Moyland unterliegt im Rechtsstreit um Tischer-Fotos

„Im Berufungsverfahren gegen das erstinstanzliche Urteil des Landgerichts Düsseldorf vom 29. September 2010 hat das Oberlandesgericht Düsseldorf mit Urteil vom 30. Dezember 2011 der Stiftung Museum Schloss Moyland untersagt, 18 bisher unveröffentlichte Fotos des Fotografen Manfred Ti-scher im Museum Schloss Moyland auszustellen“, teilte gestern Rechtsanwalt Simon Bergmann mit. Er vertritt die Interessen von Museum Schloss Moyland im Rechtsstreit mit der Verwertungsgesellschaft Bild-Kunst, die die Interessen der Beuys Witwe Eva, vertritt. Sie hatte sich im Vorfeld gegen die Ausstellung von Fotos des Fotografen Manfred Tischer ausgesprochen. Er hatte ein „Beuys-Happening“, das 1964 in der Sendung „Die Drehscheibe“ im ZDF live ausgestrahlt worden war, im Bild vor Ort und in Gegenwart des Künstlers Joseph Beuys aufgenommen. Diese Bilder gehören zur Beuys-Sammlung Schloss Moyland und sollten 2010 gezeigt werden. In einer ersten Gerichtsverhandlung unterlag Museum Schloss Moyland. Das Verfahren wurde gestern vor dem Oberlandesgericht Düsseldorf in zweiter Instanz verhandelt.
„Die VG Bild-Kunst, die die Rechte für die Beuys-Erbin Eva Beuys geltend macht, sieht in der Ausstellung dieser 18 Fotos eine unzulässige Bearbeitung der ursprünglichen Aktion von Beuys und verfolgt deshalb ein gerichtliches Ausstellungsverbot“, so Rechtsanwalt Bergmann. Wie der vorsitzende Richter anlässlich der Urteilsverkündung erläuterte, geht das Gericht davon aus, dass die 18 Fotos sowohl die Anordnung als auch die Handlungsabläufe des Happenings derart wiedergeben, dass sich die Fotos als zusammenfassende Bearbeitung darstellen würden. Zudem - so das Gericht - bestünden keine ausreichenden Anhaltspunkte, dass Beuys mit einer solchen Bearbeitung einverstanden gewesen wäre.
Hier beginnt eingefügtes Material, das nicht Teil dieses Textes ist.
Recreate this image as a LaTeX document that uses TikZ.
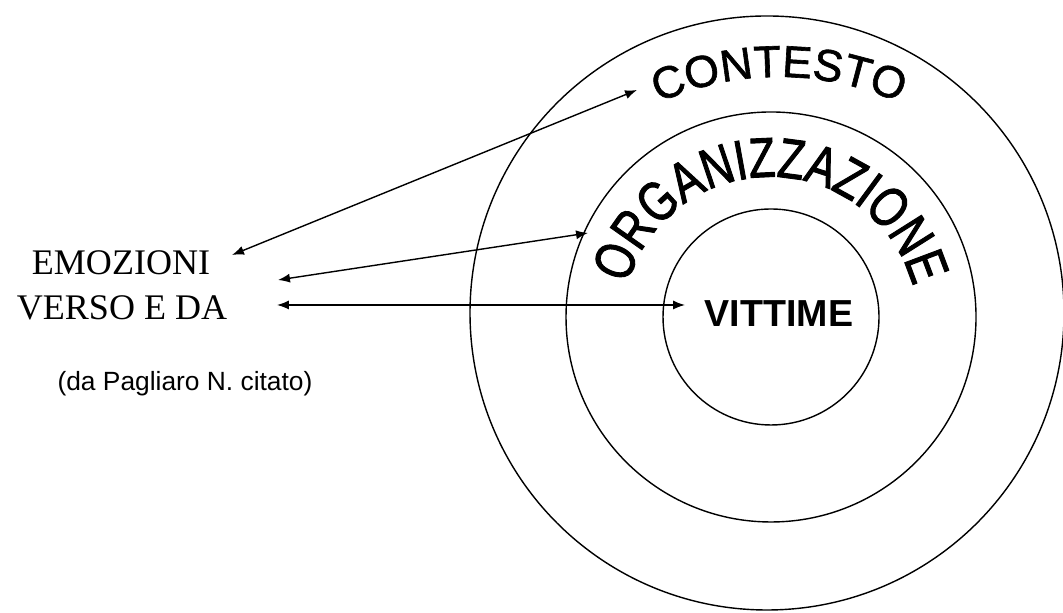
\documentclass[tikz,border=0pt]{standalone}
\usepackage{fontspec}
\setmainfont{Liberation Serif}
\newfontfamily\arialfont{Liberation Sans}
\newfontfamily\contfont[FakeBold=1.4]{Liberation Sans}
\newfontfamily\orgfont[FakeStretch=0.77,FakeBold=1.6]{Liberation Sans}
\usetikzlibrary{arrows.meta,decorations.text}
\tikzset{
  ring/.style={draw,thin},
  biarrow/.style={thin,{Latex[length=3.4pt,width=2.6pt]}-{Latex[length=3.4pt,width=2.6pt]}},
}
\begin{document}
\begin{tikzpicture}
  \useasboundingbox (0,0) rectangle (10.63,6.13);
  \draw[ring] (7.67,3.00) circle[radius=2.97];
  \draw[ring] (7.71,2.96) circle[radius=2.05];
  \draw[ring] (7.71,2.96) circle[radius=1.08];

  % scritte curve
  \path[decorate,decoration={text along path,text align=center,
    text={|\orgfont\fontsize{16}{16}\selectfont|ORGANIZZAZIONE}}]
    (7.70,2.88) ++(162:1.48) arc[start angle=162,end angle=17,radius=1.48];
  \path[decorate,decoration={text along path,text align=center,
    text={|\contfont\fontsize{12.7}{12.7}\selectfont|CONTESTO}}]
    (7.79,2.43) ++(113:2.93) arc[start angle=113,end angle=67,radius=2.93];

  \node [anchor=base,font=\arialfont\bfseries\fontsize{10.7}{10.7}\selectfont] (vittime) at (7.79,2.86) {VITTIME};
  \node [anchor=base,font=\fontsize{10.25}{10.25}\selectfont] (emo) at (1.21,3.38) {EMOZIONI};
  \node [anchor=base,font=\fontsize{10.25}{10.25}\selectfont] (verso) at (1.22,2.93) {VERSO E DA};
  \node [anchor=base,font=\arialfont\fontsize{7.5}{7.5}\selectfont] (cit) at (1.85,2.22) {(da Pagliaro N. citato)};

  \coordinate (a1) at (2.32,3.58);
  \coordinate (b1) at (6.37,5.23);
  \coordinate (a2) at (2.78,3.33);
  \coordinate (b2) at (5.88,3.80);
  \coordinate (a3) at (2.77,3.08);
  \coordinate (b3) at (6.85,3.08);
  \draw[biarrow] (a1) -- (b1);
  \draw[biarrow] (a2) -- (b2);
  \draw[biarrow] (a3) -- (b3);
\end{tikzpicture}
\end{document}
Rechtsanwalt Bergmann fährt fort: "Diese Urteilsbegründung des Oberlandesgerichts Düsseldorf ist nicht haltbar. Die 18 Momentaufnahmen der 20- bis 30-minütigen Aktion können die Dynamik der Kunstform „Happening“ nicht wiedergeben. Wesentliche Merkmale eines Happenings wie Handlungsabläufe, Bewegung, Gestik, Worte und Klang, gehen bei der fotografischen Darstellung verloren. Deshalb können die 18 Fotografien von Tischer nicht als eine Bearbeitung des Beuys-Happenings im urheberrechtli-chen Sinne angesehen werden. Soweit das Oberlandesgericht Düsseldorf zu einem anderen Er-gebnis kommt, mag dies damit zusammenhängen, dass es in Bezug auf das streitgegenständliche Happening aus dem Jahr 1964 keinerlei Aufzeichnungsmaterial mehr gibt und den urteilenden Richtern die Komplexität der Werkgattung Happening offensichtlich nicht bekannt war. Abwegig ist auch die Annahme, Beuys wäre mit den Fotos nicht einverstanden gewesen. Im Verfahren war unstreitig, dass Beuys die Anwesenheit des Fotografen Tischer begrüßt hatte.

Das Urteil des OLG Düsseldorf birgt ungeachtet des konkreten Streitfalls nicht unerhebliche Ge-fahren für die (Dokumentations-)Fotografie. Würde sich nämlich die Auffassung des Gerichts durchsetzen, könnten Fotodokumentationen von Theaterstücken, Musikaufführungen, Perfor-mances, Happenings etc. stets vom Urheber mit dem Argument der unzulässigen Bearbeitung untersagt werden. Hiermit würde die Arbeit von Fotografen und Museen erheblich erschwert werden.

Deshalb haben wir unserer Mandantschaft empfohlen, gegen das Urteil des Oberlandesgerichts Düsseldorf Revision beim Bundesgerichtshof einzulegen. Das Oberlandesgericht Düsseldorf hat die Revision ausdrücklich zugelassen."